The Gray Ghosts Are Gone: How We Lost Caribou in the Lower 48

In January 2019, a helicopter lifted off from the Selkirk Mountains along the Washington-British Columbia border, carrying the last wild caribou that would ever roam the contiguous United States. For Bart George, wildlife program manager for the Kalispel Tribe, watching that female caribou disappear into the sky was like "losing a piece of the tribe in some way."

And just like that, after thousands of years, mountain caribou—the Gray Ghosts—were gone from America's lower 48 states.

A Range That Once Spanned Half a Continent

It's hard to wrap your head around just how massive the caribou's historic range was. At the time of European settlement, caribou roamed across most of Canada and Alaska, extending south into New England, New York, the Upper Great Lakes states, Montana, Idaho, and Washington—all the way down to 42 degrees north latitude.

The South Selkirk herd that Bart George works with was special. These weren't just any caribou—they were mountain caribou, a distinct ecotype found only in the forested mountains of northwestern North America. They're uniquely adapted to deep snow, with hooves the size of dinner plates that act like snowshoes. They spend their lives in the inland temperate rainforest, among ancient western red cedars and western hemlocks that most people never knew existed.

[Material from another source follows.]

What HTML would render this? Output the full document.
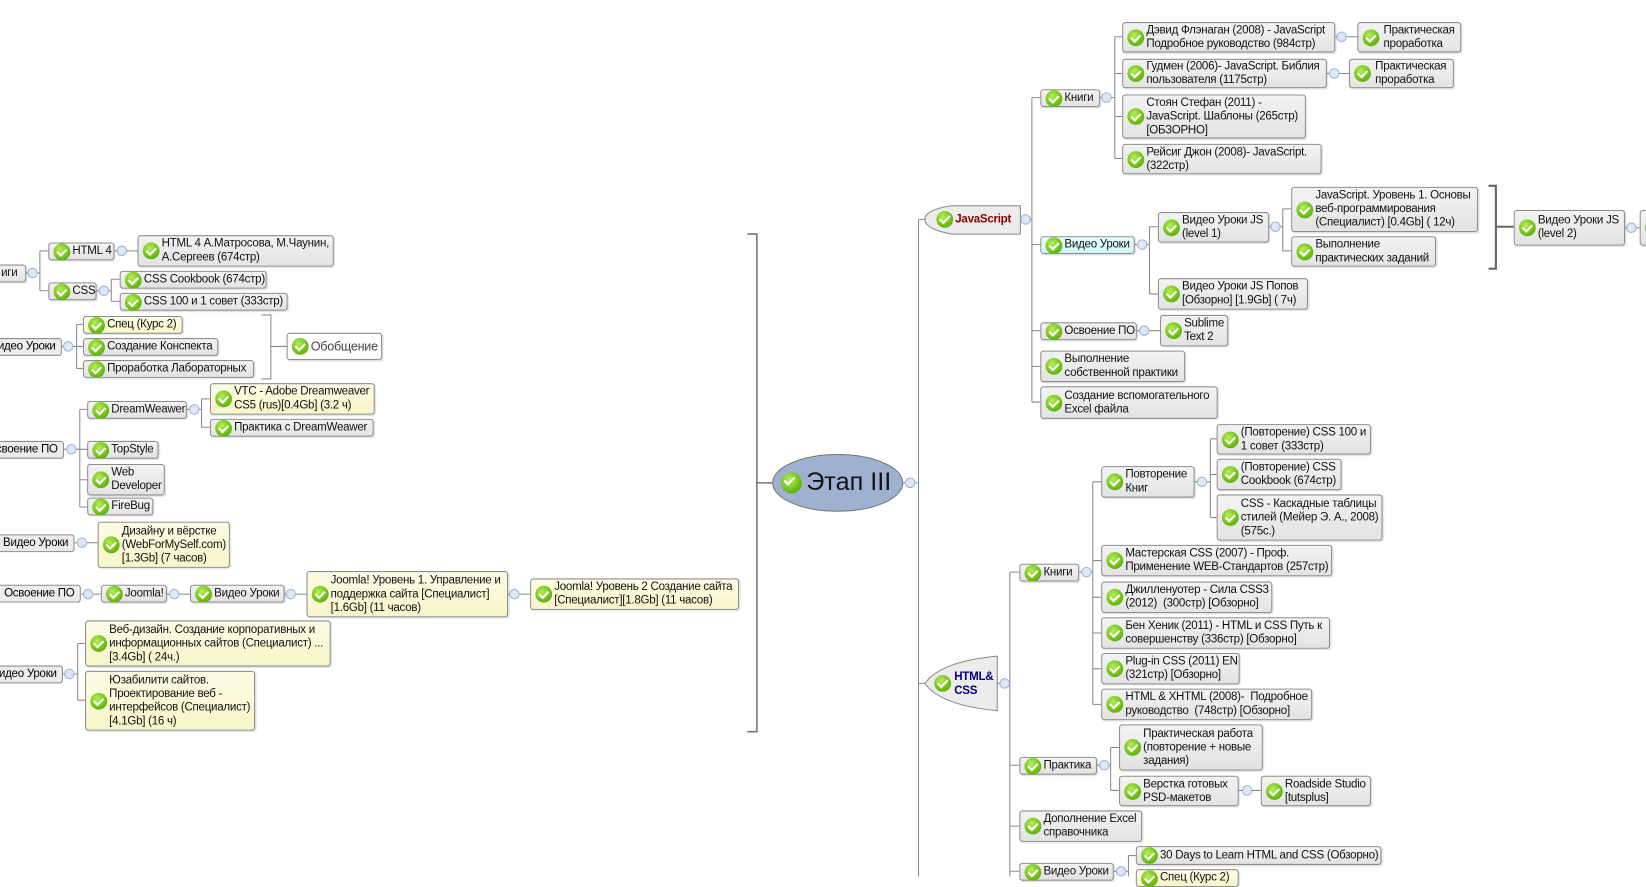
<!DOCTYPE html>
<html><head><meta charset="utf-8">
<style>
html,body{margin:0;padding:0;background:#fff;overflow:hidden;width:1646px;height:876px}
#w{position:absolute;left:0;top:0;width:1568px;height:835px;transform:scale(1.04974);transform-origin:0 0}
svg{position:absolute;left:0;top:0}
.n{position:absolute;box-sizing:border-box;border:1px solid #8e8e8e;border-radius:3px;background:linear-gradient(#f3f3f3,#e3e3e3);font:11px/13px "Liberation Sans","DejaVu Sans",sans-serif;letter-spacing:-0.25px;color:#111;padding-left:22px;display:flex;align-items:center;white-space:nowrap;box-shadow:1px 1px 1px rgba(0,0,0,.12)}
.y{background:linear-gradient(#fdfce6,#f7f5c8)}
.c{background:linear-gradient(#e9fdfd,#cdf6f6)}
.wt{background:#fff}
.i,.n::before{content:"";position:absolute;left:4px;top:50%;margin-top:-8px;width:16px;height:16px;border-radius:50%;background:radial-gradient(circle at 40% 35%,#b6ee5a,#6cbd12 60%,#4e9a06)}
.n::after{content:"";position:absolute;left:9px;top:50%;margin-top:-5px;width:4px;height:7px;border:solid #fff;border-width:0 2px 2px 0;transform:rotate(45deg)}
.i::after{content:"";position:absolute;left:5px;top:2px;width:4px;height:8px;border:solid #fff;border-width:0 2px 2px 0;transform:rotate(45deg)}
.t{position:absolute;font-family:"Liberation Sans","DejaVu Sans",sans-serif;white-space:nowrap;letter-spacing:-0.25px}
</style></head><body><div id="w">
<svg width="1568" height="835" viewBox="0 0 1568 835">
<g fill="none" stroke="#8a8a8a" stroke-width="1">
<path d="M860 460H875M875 209V835M875 209H882M875 651H882"/>
<path d="M712 223H721V697H712M721 460H737" stroke="#777" stroke-width="1.5"/>
<path d="M972 209H983M983 93V383M983 93H991M983 233H991M983 315H991M983 349H991M983 383H991"/>
<path d="M1048 93H1062M1062 35V151M1062 35H1069M1062 70H1069M1062 111H1069M1062 151H1069"/>
<path d="M1272 35H1293M1264 70H1285"/>
<path d="M1081 233H1095M1095 216V280M1095 216H1103M1095 280H1103"/>
<path d="M1209 216H1222M1222 199V239M1222 199H1230M1222 239H1230"/>
<path d="M1418 177H1425V256H1418M1425 216H1442" stroke="#666" stroke-width="2"/>
<path d="M1548 217H1562M1083 315H1105"/>
<path d="M950 651H962M962 545V835M962 545H971M962 729H971M962 787H971M962 830H971"/>
<path d="M1028 545H1041M1041 459V671M1041 459H1049M1041 534H1049M1041 569H1049M1041 603H1049M1041 637H1049M1041 671H1049"/>
<path d="M1138 459H1153M1153 418V493M1153 418H1159M1153 452H1159M1153 493H1159"/>
<path d="M1045 729H1058M1058 712V753M1058 712H1066M1058 753H1066M1180 753H1201"/>
<path d="M1061 830H1075M1075 815V840M1075 815H1082"/>
<path d="M25 260H38M38 239V277M38 239H46M38 277H46M109 239H131"/>
<path d="M92 277H106M106 266V287M106 266H114M106 287H114"/>
<path d="M59 330H73M73 309V351M73 309H79M73 330H79M73 351H79"/>
<path d="M249 300H258V361H249M258 330H273"/>
<path d="M61 428H76M76 390V483M76 390H83M76 428H83M76 457H83M76 483H83"/>
<path d="M178 390H192M192 380V407M192 380H200M192 407H200"/>
<path d="M71 517H93M77 566H96M159 566H181M271 566H292M484 566H505"/>
<path d="M60 642H74M74 613V667M74 613H81M74 667H81"/>
</g>
<ellipse cx="798" cy="460" rx="62" ry="27" fill="#9fb1d0" stroke="#777"/>
<path d="M972 196H906Q881 200 881 209Q881 218 906 223H972Z" fill="#ececec" stroke="#888"/>
<path d="M950 625Q896 630 881 651Q896 672 950 677Z" fill="#ececec" stroke="#888"/>
<g fill="#dde7f7" stroke="#9fb2d6">
<circle cx="867" cy="460" r="4.5"/><circle cx="977" cy="209" r="4.5"/><circle cx="1054" cy="93" r="4.5"/><circle cx="1278" cy="35" r="4.5"/><circle cx="1271" cy="70" r="4.5"/><circle cx="1088" cy="233" r="4.5"/><circle cx="1215" cy="216" r="4.5"/><circle cx="1554" cy="217" r="4.5"/><circle cx="1090" cy="315" r="4.5"/><circle cx="957" cy="651" r="4.5"/><circle cx="1035" cy="545" r="4.5"/><circle cx="1145" cy="459" r="4.5"/><circle cx="1052" cy="729" r="4.5"/><circle cx="1188" cy="753" r="4.5"/><circle cx="1068" cy="830" r="4.5"/>
<circle cx="31" cy="260" r="4.5"/><circle cx="116" cy="239" r="4.5"/><circle cx="99" cy="277" r="4.5"/><circle cx="65" cy="330" r="4.5"/><circle cx="68" cy="428" r="4.5"/><circle cx="185" cy="390" r="4.5"/><circle cx="78" cy="517" r="4.5"/><circle cx="84" cy="566" r="4.5"/><circle cx="166" cy="566" r="4.5"/><circle cx="277" cy="566" r="4.5"/><circle cx="490" cy="566" r="4.5"/><circle cx="66" cy="642" r="4.5"/>
</g>
</svg>
<span class="i" style="left:744px;top:450px;width:20px;height:20px;margin:0"></span>
<div class="t" style="left:768px;top:446px;font-size:24px;line-height:28px;color:#111;letter-spacing:0">Этап III</div>
<span class="i" style="left:892px;top:201px;margin:0"></span>
<div class="t" style="left:910px;top:203px;font-size:11px;font-weight:bold;color:#8b0000">JavaScript</div>
<span class="i" style="left:890px;top:643px;margin:0"></span>
<div class="t" style="left:909px;top:639px;font-size:11px;line-height:13px;font-weight:bold;color:#00007a">HTML&amp;<br>CSS</div>

<div class="n" style="left:991px;top:85px;width:57px;height:17px">Книги</div>
<div class="n" style="left:1069px;top:21px;width:203px;height:29px">Дэвид Флэнаган (2008) - JavaScript<br>Подробное руководство (984стр)</div>
<div class="n" style="left:1293px;top:21px;width:99px;height:29px;padding-left:24px">Практическая<br>проработка</div>
<div class="n" style="left:1069px;top:56px;width:195px;height:28px">Гудмен (2006)- JavaScript. Библия<br>пользователя (1175стр)</div>
<div class="n" style="left:1285px;top:56px;width:100px;height:28px;padding-left:24px">Практическая<br>проработка</div>
<div class="n" style="left:1069px;top:90px;width:175px;height:42px">Стоян Стефан (2011) -<br>JavaScript. Шаблоны (265стр)<br>[ОБЗОРНО]</div>
<div class="n" style="left:1069px;top:137px;width:190px;height:29px">Рейсиг Джон (2008)- JavaScript.<br>(322стр)</div>
<div class="n c" style="left:991px;top:225px;width:90px;height:17px">Видео Уроки</div>
<div class="n" style="left:1103px;top:202px;width:106px;height:29px">Видео Уроки JS<br>(level 1)</div>
<div class="n" style="left:1230px;top:178px;width:178px;height:43px">JavaScript. Уровень 1. Основы<br>веб-программирования<br>(Специалист) [0.4Gb] ( 12ч)</div>
<div class="n" style="left:1230px;top:225px;width:138px;height:29px">Выполнение<br>практических заданий</div>
<div class="n" style="left:1442px;top:200px;width:106px;height:34px">Видео Уроки JS<br>(level 2)</div>
<div class="n" style="left:1562px;top:200px;width:30px;height:34px"></div>
<div class="n" style="left:1103px;top:265px;width:143px;height:30px">Видео Уроки JS Попов<br>[Обзорно] [1.9Gb] ( 7ч)</div>
<div class="n" style="left:991px;top:307px;width:92px;height:17px">Освоение ПО</div>
<div class="n" style="left:1105px;top:300px;width:65px;height:30px">Sublime<br>Text 2</div>
<div class="n" style="left:991px;top:334px;width:138px;height:30px">Выполнение<br>собственной практики</div>
<div class="n" style="left:991px;top:368px;width:169px;height:31px">Создание вспомогательного<br>Excel файла</div>
<div class="n" style="left:971px;top:537px;width:57px;height:17px">Книги</div>
<div class="n" style="left:1049px;top:444px;width:89px;height:30px">Повторение<br>Книг</div>
<div class="n" style="left:1159px;top:404px;width:147px;height:29px">(Повторение) CSS 100 и<br>1 совет (333стр)</div>
<div class="n" style="left:1159px;top:437px;width:119px;height:30px">(Повторение) CSS<br>Cookbook (674стр)</div>
<div class="n" style="left:1159px;top:471px;width:158px;height:44px">CSS - Каскадные таблицы<br>стилей (Мейер Э. А., 2008)<br>(575с.)</div>
<div class="n" style="left:1049px;top:519px;width:220px;height:30px">Мастерская CSS (2007) - Проф.<br>Применение WEB-Стандартов (257стр)</div>
<div class="n" style="left:1049px;top:554px;width:163px;height:30px">Джилленуотер - Сила CSS3<br>(2012)&nbsp; (300стр) [Обзорно]</div>
<div class="n" style="left:1049px;top:588px;width:218px;height:30px">Бен Хеник (2011) - HTML и CSS Путь к<br>совершенству (336стр) [Обзорно]</div>
<div class="n" style="left:1049px;top:622px;width:132px;height:30px">Plug-in CSS (2011) EN<br>(321стр) [Обзорно]</div>
<div class="n" style="left:1049px;top:656px;width:201px;height:30px">HTML &amp; XHTML (2008)-&nbsp; Подробное<br>руководство&nbsp; (748стр) [Обзорно]</div>
<div class="n" style="left:971px;top:721px;width:74px;height:17px">Практика</div>
<div class="n" style="left:1066px;top:690px;width:137px;height:44px">Практическая работа<br>(повторение + новые<br>задания)</div>
<div class="n" style="left:1066px;top:739px;width:114px;height:29px">Верстка готовых<br>PSD-макетов</div>
<div class="n" style="left:1201px;top:739px;width:105px;height:29px">Roadside Studio<br>[tutsplus]</div>
<div class="n" style="left:971px;top:772px;width:117px;height:30px">Дополнение Excel<br>справочника</div>
<div class="n" style="left:971px;top:822px;width:90px;height:17px">Видео Уроки</div>
<div class="n" style="left:1082px;top:806px;width:234px;height:18px">30 Days to Learn HTML and CSS (Обзорно)</div>
<div class="n y" style="left:1082px;top:828px;width:98px;height:17px">Спец (Курс 2)</div>
<div class="n" style="left:-30px;top:252px;width:55px;height:17px;padding-left:2px">&nbsp;&nbsp;&nbsp;&nbsp;&nbsp;&nbsp;&nbsp;&nbsp;&nbsp;&nbsp;иги</div>
<div class="n" style="left:46px;top:231px;width:63px;height:17px">HTML 4</div>
<div class="n" style="left:131px;top:224px;width:187px;height:30px">HTML 4 А.Матросова, М.Чаунин,<br>А.Сергеев (674стр)</div>
<div class="n" style="left:46px;top:269px;width:46px;height:17px">CSS</div>
<div class="n" style="left:114px;top:258px;width:140px;height:17px">CSS Cookbook (674стр)</div>
<div class="n" style="left:114px;top:279px;width:160px;height:17px">CSS 100 и 1 совет (333стр)</div>
<div class="t" style="left:-40px;top:322px;width:99px;height:17px;box-sizing:border-box;border:1px solid #8e8e8e;border-radius:3px;background:#ececec;font-size:11px;line-height:15px;text-align:right;padding-right:5px">Видео Уроки</div>
<div class="n y" style="left:79px;top:301px;width:95px;height:17px">Спец (Курс 2)</div>
<div class="n" style="left:79px;top:322px;width:129px;height:17px">Создание Конспекта</div>
<div class="n" style="left:79px;top:343px;width:163px;height:17px">Проработка Лабораторных</div>
<div class="n wt" style="left:273px;top:317px;width:91px;height:26px;font-size:12px;color:#444">Обобщение</div>
<div class="t" style="left:-40px;top:420px;width:101px;height:17px;box-sizing:border-box;border:1px solid #8e8e8e;border-radius:3px;background:#ececec;font-size:11px;line-height:15px;text-align:right;padding-right:5px">Освоение ПО</div>
<div class="n" style="left:83px;top:382px;width:95px;height:17px">DreamWeawer</div>
<div class="n y" style="left:200px;top:365px;width:157px;height:30px">VTC - Adobe Dreamweaver<br>CS5 (rus)[0.4Gb] (3.2 ч)</div>
<div class="n" style="left:200px;top:399px;width:156px;height:17px">Практика с DreamWeawer</div>
<div class="n" style="left:83px;top:420px;width:68px;height:17px">TopStyle</div>
<div class="n" style="left:83px;top:442px;width:74px;height:30px">Web<br>Developer</div>
<div class="n" style="left:83px;top:474px;width:63px;height:17px">FireBug</div>
<div class="t" style="left:-30px;top:509px;width:101px;height:17px;box-sizing:border-box;border:1px solid #8e8e8e;border-radius:3px;background:#ececec;font-size:11px;line-height:15px;text-align:right;padding-right:5px">Видео Уроки</div>
<div class="n y" style="left:93px;top:497px;width:126px;height:44px">Дизайну и вёрстке<br>(WebForMySelf.com)<br>[1.3Gb] (7 часов)</div>
<div class="t" style="left:-30px;top:557px;width:107px;height:17px;box-sizing:border-box;border:1px solid #8e8e8e;border-radius:3px;background:#ececec;font-size:11px;line-height:15px;text-align:right;padding-right:5px">Освоение ПО</div>
<div class="n" style="left:96px;top:557px;width:63px;height:17px">Joomla!</div>
<div class="n" style="left:181px;top:557px;width:90px;height:17px">Видео Уроки</div>
<div class="n y" style="left:292px;top:544px;width:192px;height:44px">Joomla! Уровень 1. Управление и<br>поддержка сайта [Специалист]<br>[1.6Gb] (11 часов)</div>
<div class="n y" style="left:505px;top:551px;width:199px;height:30px">Joomla! Уровень 2 Создание сайта<br>[Специалист][1.8Gb] (11 часов)</div>
<div class="t" style="left:-40px;top:634px;width:100px;height:17px;box-sizing:border-box;border:1px solid #8e8e8e;border-radius:3px;background:#ececec;font-size:11px;line-height:15px;text-align:right;padding-right:5px">Видео Уроки</div>
<div class="n y" style="left:81px;top:591px;width:234px;height:44px">Веб-дизайн. Создание корпоративных и<br>информационных сайтов (Специалист) ...<br>[3.4Gb] ( 24ч.)</div>
<div class="n y" style="left:81px;top:639px;width:162px;height:57px">Юзабилити сайтов.<br>Проектирование веб -<br>интерфейсов (Специалист)<br>[4.1Gb] (16 ч)</div>
</div></body></html>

"The southern end of the Selkirk Mountains was home to the only extant woodland caribou population in the contiguous United States by the 2000s," according to historical records. By 1980, only 25-30 animals persisted in north Idaho and northeast Washington. The species was listed as endangered in 1984 under the Endangered Species Act.

Watching a Herd Disappear

In the Prairie Farm Podcast episode 320, Bart George and Dr. Brook Lang walk through what happened to these caribou over the last few decades. The story is one of effort, hope, and ultimately heartbreak.

Conservation groups tried everything. They bolstered the population with individuals from other herds. They banned logging and snowmobiling in much of the herd's range. They implemented a controversial wolf culling program to protect the caribou from predation. The Kalispel Tribe raised money to build a maternity pen for vulnerable herd members.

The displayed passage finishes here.